### DATA SEGMENT
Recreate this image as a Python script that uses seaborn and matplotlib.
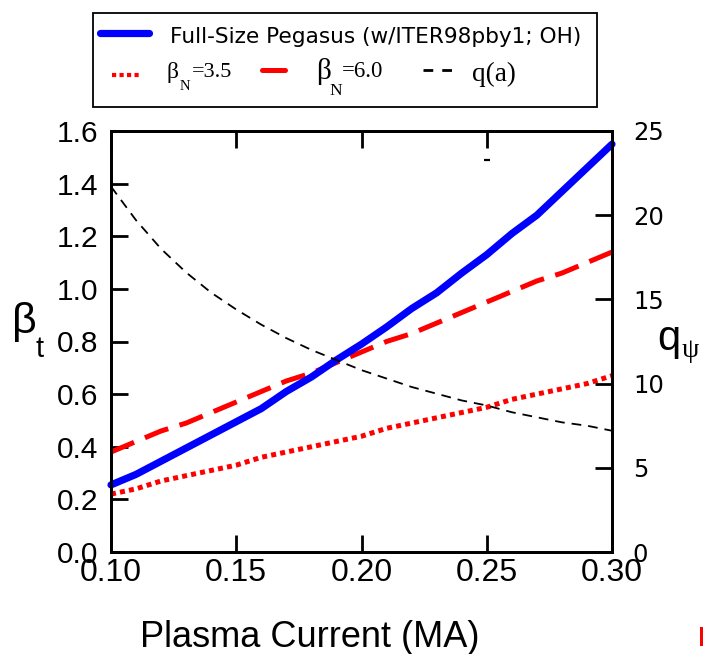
import matplotlib
matplotlib.use("Agg")
import matplotlib.pyplot as plt
from matplotlib.lines import Line2D
from matplotlib.patches import Rectangle
import seaborn as sns
import numpy as np

# ---------------- data ----------------
current_ma = [0.10, 0.11, 0.12, 0.13, 0.14, 0.15, 0.16, 0.17, 0.18, 0.19, 0.20,
              0.21, 0.22, 0.23, 0.24, 0.25, 0.26, 0.27, 0.28, 0.29, 0.30]
beta_pegasus = [0.255, 0.295, 0.345, 0.395, 0.445, 0.495, 0.545, 0.61, 0.665, 0.73, 0.79,
                0.855, 0.925, 0.985, 1.06, 1.13, 1.21, 1.28, 1.37, 1.46, 1.55]
beta_n35 = [0.22, 0.24, 0.27, 0.29, 0.31, 0.33, 0.36, 0.38, 0.40, 0.42, 0.44,
            0.47, 0.49, 0.51, 0.53, 0.55, 0.58, 0.60, 0.62, 0.64, 0.67]
beta_n60 = [0.38, 0.42, 0.46, 0.49, 0.53, 0.57, 0.61, 0.65, 0.68, 0.72, 0.76,
            0.80, 0.83, 0.87, 0.91, 0.95, 0.99, 1.03, 1.06, 1.10, 1.14]
q_a = [21.7, 19.7, 18.0, 16.6, 15.4, 14.4, 13.5, 12.7, 12.0, 11.4, 10.8,
       10.3, 9.8, 9.4, 9.0, 8.7, 8.3, 8.0, 7.7, 7.5, 7.2]
stray_x = [0.25]
stray_y = [1.49]

x_ticks = [0.10, 0.15, 0.20, 0.25, 0.30]
y_ticks = [0.0, 0.2, 0.4, 0.6, 0.8, 1.0, 1.2, 1.4, 1.6]
q_ticks = [0, 5, 10, 15, 20, 25]

legend_main = "Full-Size Pegasus (w/ITER98pby1; OH)"
xlabel = "Plasma Current (MA)"

# ---------------- style ----------------
sns.set_style("ticks")
plt.rcParams["font.family"] = ["Liberation Sans", "DejaVu Sans"]
plt.rcParams["lines.scale_dashes"] = False
plt.rcParams["axes.linewidth"] = 2.0
plt.rcParams["text.color"] = "black"
plt.rcParams["axes.labelcolor"] = "black"
plt.rcParams["xtick.color"] = "black"
plt.rcParams["ytick.color"] = "black"

W, H = 703, 654
fig = plt.figure(figsize=(W / 100, H / 100), dpi=100)
fig.patch.set_facecolor("white")


def fx(x):
    return x / W


def fy(y):
    return 1 - y / H


ax_l, ax_r, ax_t, ax_b = 111, 612, 131, 552
ax = fig.add_axes([fx(ax_l), fy(ax_b), (ax_r - ax_l) / W, (ax_b - ax_t) / H])
ax2 = ax.twinx()

BLUE = "#0000ff"
RED = "#ff0000"

sns.lineplot(x=current_ma, y=beta_n35, ax=ax, color=RED, linewidth=3.6)
ax.lines[-1].set_dashes((3.6, 3.0))
sns.lineplot(x=current_ma, y=beta_n60, ax=ax, color=RED, linewidth=3.6)
ax.lines[-1].set_dashes((18, 8.5))
sns.lineplot(x=current_ma, y=beta_pegasus, ax=ax, color=BLUE, linewidth=5.2)
ax.lines[-1].set_clip_on(False)
ax.plot(stray_x, stray_y, marker="_", ms=4, mew=1.6, color="black", ls="none")

sns.lineplot(x=current_ma, y=q_a, ax=ax2, color="black", linewidth=1.3)
ax2.lines[-1].set_dashes((7, 5))

ax.set_xlim(0.10, 0.30)
ax.set_ylim(0, 1.6)
ax2.set_ylim(0, 25)

ax.set_xticks(x_ticks)
ax.set_xticklabels([f"{v:.2f}" for v in x_ticks])
ax.set_yticks(y_ticks)
ax.set_yticklabels([f"{v:.1f}" for v in y_ticks])
ax2.set_yticks(q_ticks)
ax2.set_yticklabels([str(v) for v in q_ticks])

ax.tick_params(axis="x", which="both", direction="in", top=True, bottom=True,
               length=12.5, width=2, pad=4, labelsize=23, colors="black")
ax.tick_params(axis="y", direction="in", left=True, right=False,
               length=12.5, width=2, pad=9, labelsize=21.5, colors="black")
ax2.tick_params(axis="y", direction="in", right=True, left=False,
                length=12.5, width=2, pad=15, labelsize=17.5, colors="black")
for lab in ax2.get_yticklabels():
    lab.set_fontfamily("DejaVu Sans")

for a in (ax, ax2):
    for s in a.spines.values():
        s.set_visible(True)
        s.set_color("black")
        s.set_linewidth(2.0)
ax.set_xlabel("")
ax.set_ylabel("")
ax2.set_ylabel("")

# ---------------- axis titles ----------------
fig.text(fx(310), fy(647), xlabel, fontsize=26, ha="center", va="baseline",
         family="Liberation Sans")
fig.text(fx(12), fy(333), "β", fontsize=31, ha="left", va="baseline",
         family="Liberation Sans")
fig.text(fx(36), fy(357), "t", fontsize=21, ha="left", va="baseline",
         family="Liberation Sans")
fig.text(fx(657), fy(350), "q", fontsize=30, ha="left", va="baseline",
         family="Liberation Sans")
fig.text(fx(682), fy(357), "ψ", fontsize=20, ha="left", va="baseline",
         family=["Liberation Serif", "DejaVu Serif"])

# ---------------- legend ----------------
fig.add_artist(Rectangle((fx(93), fy(107)), (597 - 93) / W, (107 - 13) / H,
                         fill=False, ec="black", lw=1.3, transform=fig.transFigure))
fig.add_artist(Line2D([fx(100), fx(149)], [fy(33), fy(33)], color=BLUE, lw=5.2,
                      transform=fig.transFigure))
fig.text(fx(170), fy(43), legend_main, fontsize=15.6, ha="left", va="baseline",
         family="DejaVu Sans")

l1 = Line2D([fx(112), fx(142)], [fy(75), fy(75)], color=RED, lw=3.0,
            transform=fig.transFigure)
l1.set_dashes((3.0, 2.4))
fig.add_artist(l1)
fig.text(fx(167), fy(78), "β", fontsize=17, ha="left", va="baseline", family="Liberation Serif")
fig.text(fx(180), fy(90), "N", fontsize=10.5, ha="left", va="baseline", family="Liberation Serif")
fig.text(fx(192), fy(77), "=3.5", fontsize=16, ha="left", va="baseline", family="Liberation Serif")

fig.add_artist(Line2D([fx(262), fx(285)], [fy(70), fy(70)], color=RED, lw=3.6,
                      transform=fig.transFigure))
fig.text(fx(316), fy(79), "β", fontsize=21, ha="left", va="baseline", family="Liberation Serif")
fig.text(fx(329), fy(95), "N", fontsize=12.5, ha="left", va="baseline", family="Liberation Serif")
fig.text(fx(342), fy(77), "=6.0", fontsize=16.5, ha="left", va="baseline", family="Liberation Serif")

l3 = Line2D([fx(423), fx(452)], [fy(70), fy(70)], color="black", lw=2.0,
            transform=fig.transFigure)
l3.set_dashes((7, 6.5))
fig.add_artist(l3)
fig.text(fx(472), fy(81), "q(a)", fontsize=19.5, ha="left", va="baseline", family="Liberation Serif")

# stray red mark at bottom-right edge
fig.add_artist(Rectangle((fx(700), fy(646)), 3 / W, 19 / H, color=RED, lw=0,
                         transform=fig.transFigure))

fig.savefig("out.png", dpi=100)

### YOUR OBJECTIVE
Every line of the data above should be quoted exactly. Omit the pictures.

### SOLUTION FOR THIS EXERCISE
Recreate this image as a Python script that uses seaborn and matplotlib.
import matplotlib
matplotlib.use("Agg")
import matplotlib.pyplot as plt
from matplotlib.lines import Line2D
from matplotlib.patches import Rectangle
import seaborn as sns
import numpy as np

# ---------------- data ----------------
current_ma = [0.10, 0.11, 0.12, 0.13, 0.14, 0.15, 0.16, 0.17, 0.18, 0.19, 0.20,
              0.21, 0.22, 0.23, 0.24, 0.25, 0.26, 0.27, 0.28, 0.29, 0.30]
beta_pegasus = [0.255, 0.295, 0.345, 0.395, 0.445, 0.495, 0.545, 0.61, 0.665, 0.73, 0.79,
                0.855, 0.925, 0.985, 1.06, 1.13, 1.21, 1.28, 1.37, 1.46, 1.55]
beta_n35 = [0.22, 0.24, 0.27, 0.29, 0.31, 0.33, 0.36, 0.38, 0.40, 0.42, 0.44,
            0.47, 0.49, 0.51, 0.53, 0.55, 0.58, 0.60, 0.62, 0.64, 0.67]
beta_n60 = [0.38, 0.42, 0.46, 0.49, 0.53, 0.57, 0.61, 0.65, 0.68, 0.72, 0.76,
            0.80, 0.83, 0.87, 0.91, 0.95, 0.99, 1.03, 1.06, 1.10, 1.14]
q_a = [21.7, 19.7, 18.0, 16.6, 15.4, 14.4, 13.5, 12.7, 12.0, 11.4, 10.8,
       10.3, 9.8, 9.4, 9.0, 8.7, 8.3, 8.0, 7.7, 7.5, 7.2]
stray_x = [0.25]
stray_y = [1.49]

x_ticks = [0.10, 0.15, 0.20, 0.25, 0.30]
y_ticks = [0.0, 0.2, 0.4, 0.6, 0.8, 1.0, 1.2, 1.4, 1.6]
q_ticks = [0, 5, 10, 15, 20, 25]

legend_main = "Full-Size Pegasus (w/ITER98pby1; OH)"
xlabel = "Plasma Current (MA)"

# ---------------- style ----------------
sns.set_style("ticks")
plt.rcParams["font.family"] = ["Liberation Sans", "DejaVu Sans"]
plt.rcParams["lines.scale_dashes"] = False
plt.rcParams["axes.linewidth"] = 2.0
plt.rcParams["text.color"] = "black"
plt.rcParams["axes.labelcolor"] = "black"
plt.rcParams["xtick.color"] = "black"
plt.rcParams["ytick.color"] = "black"

W, H = 703, 654
fig = plt.figure(figsize=(W / 100, H / 100), dpi=100)
fig.patch.set_facecolor("white")


def fx(x):
    return x / W


def fy(y):
    return 1 - y / H


ax_l, ax_r, ax_t, ax_b = 111, 612, 131, 552
ax = fig.add_axes([fx(ax_l), fy(ax_b), (ax_r - ax_l) / W, (ax_b - ax_t) / H])
ax2 = ax.twinx()

BLUE = "#0000ff"
RED = "#ff0000"

sns.lineplot(x=current_ma, y=beta_n35, ax=ax, color=RED, linewidth=3.6)
ax.lines[-1].set_dashes((3.6, 3.0))
sns.lineplot(x=current_ma, y=beta_n60, ax=ax, color=RED, linewidth=3.6)
ax.lines[-1].set_dashes((18, 8.5))
sns.lineplot(x=current_ma, y=beta_pegasus, ax=ax, color=BLUE, linewidth=5.2)
ax.lines[-1].set_clip_on(False)
ax.plot(stray_x, stray_y, marker="_", ms=4, mew=1.6, color="black", ls="none")

sns.lineplot(x=current_ma, y=q_a, ax=ax2, color="black", linewidth=1.3)
ax2.lines[-1].set_dashes((7, 5))

ax.set_xlim(0.10, 0.30)
ax.set_ylim(0, 1.6)
ax2.set_ylim(0, 25)

ax.set_xticks(x_ticks)
ax.set_xticklabels([f"{v:.2f}" for v in x_ticks])
ax.set_yticks(y_ticks)
ax.set_yticklabels([f"{v:.1f}" for v in y_ticks])
ax2.set_yticks(q_ticks)
ax2.set_yticklabels([str(v) for v in q_ticks])

ax.tick_params(axis="x", which="both", direction="in", top=True, bottom=True,
               length=12.5, width=2, pad=4, labelsize=23, colors="black")
ax.tick_params(axis="y", direction="in", left=True, right=False,
               length=12.5, width=2, pad=9, labelsize=21.5, colors="black")
ax2.tick_params(axis="y", direction="in", right=True, left=False,
                length=12.5, width=2, pad=15, labelsize=17.5, colors="black")
for lab in ax2.get_yticklabels():
    lab.set_fontfamily("DejaVu Sans")

for a in (ax, ax2):
    for s in a.spines.values():
        s.set_visible(True)
        s.set_color("black")
        s.set_linewidth(2.0)
ax.set_xlabel("")
ax.set_ylabel("")
ax2.set_ylabel("")

# ---------------- axis titles ----------------
fig.text(fx(310), fy(647), xlabel, fontsize=26, ha="center", va="baseline",
         family="Liberation Sans")
fig.text(fx(12), fy(333), "β", fontsize=31, ha="left", va="baseline",
         family="Liberation Sans")
fig.text(fx(36), fy(357), "t", fontsize=21, ha="left", va="baseline",
         family="Liberation Sans")
fig.text(fx(657), fy(350), "q", fontsize=30, ha="left", va="baseline",
         family="Liberation Sans")
fig.text(fx(682), fy(357), "ψ", fontsize=20, ha="left", va="baseline",
         family=["Liberation Serif", "DejaVu Serif"])

# ---------------- legend ----------------
fig.add_artist(Rectangle((fx(93), fy(107)), (597 - 93) / W, (107 - 13) / H,
                         fill=False, ec="black", lw=1.3, transform=fig.transFigure))
fig.add_artist(Line2D([fx(100), fx(149)], [fy(33), fy(33)], color=BLUE, lw=5.2,
                      transform=fig.transFigure))
fig.text(fx(170), fy(43), legend_main, fontsize=15.6, ha="left", va="baseline",
         family="DejaVu Sans")

l1 = Line2D([fx(112), fx(142)], [fy(75), fy(75)], color=RED, lw=3.0,
            transform=fig.transFigure)
l1.set_dashes((3.0, 2.4))
fig.add_artist(l1)
fig.text(fx(167), fy(78), "β", fontsize=17, ha="left", va="baseline", family="Liberation Serif")
fig.text(fx(180), fy(90), "N", fontsize=10.5, ha="left", va="baseline", family="Liberation Serif")
fig.text(fx(192), fy(77), "=3.5", fontsize=16, ha="left", va="baseline", family="Liberation Serif")

fig.add_artist(Line2D([fx(262), fx(285)], [fy(70), fy(70)], color=RED, lw=3.6,
                      transform=fig.transFigure))
fig.text(fx(316), fy(79), "β", fontsize=21, ha="left", va="baseline", family="Liberation Serif")
fig.text(fx(329), fy(95), "N", fontsize=12.5, ha="left", va="baseline", family="Liberation Serif")
fig.text(fx(342), fy(77), "=6.0", fontsize=16.5, ha="left", va="baseline", family="Liberation Serif")

l3 = Line2D([fx(423), fx(452)], [fy(70), fy(70)], color="black", lw=2.0,
            transform=fig.transFigure)
l3.set_dashes((7, 6.5))
fig.add_artist(l3)
fig.text(fx(472), fy(81), "q(a)", fontsize=19.5, ha="left", va="baseline", family="Liberation Serif")

# stray red mark at bottom-right edge
fig.add_artist(Rectangle((fx(700), fy(646)), 3 / W, 19 / H, color=RED, lw=0,
                         transform=fig.transFigure))

fig.savefig("out.png", dpi=100)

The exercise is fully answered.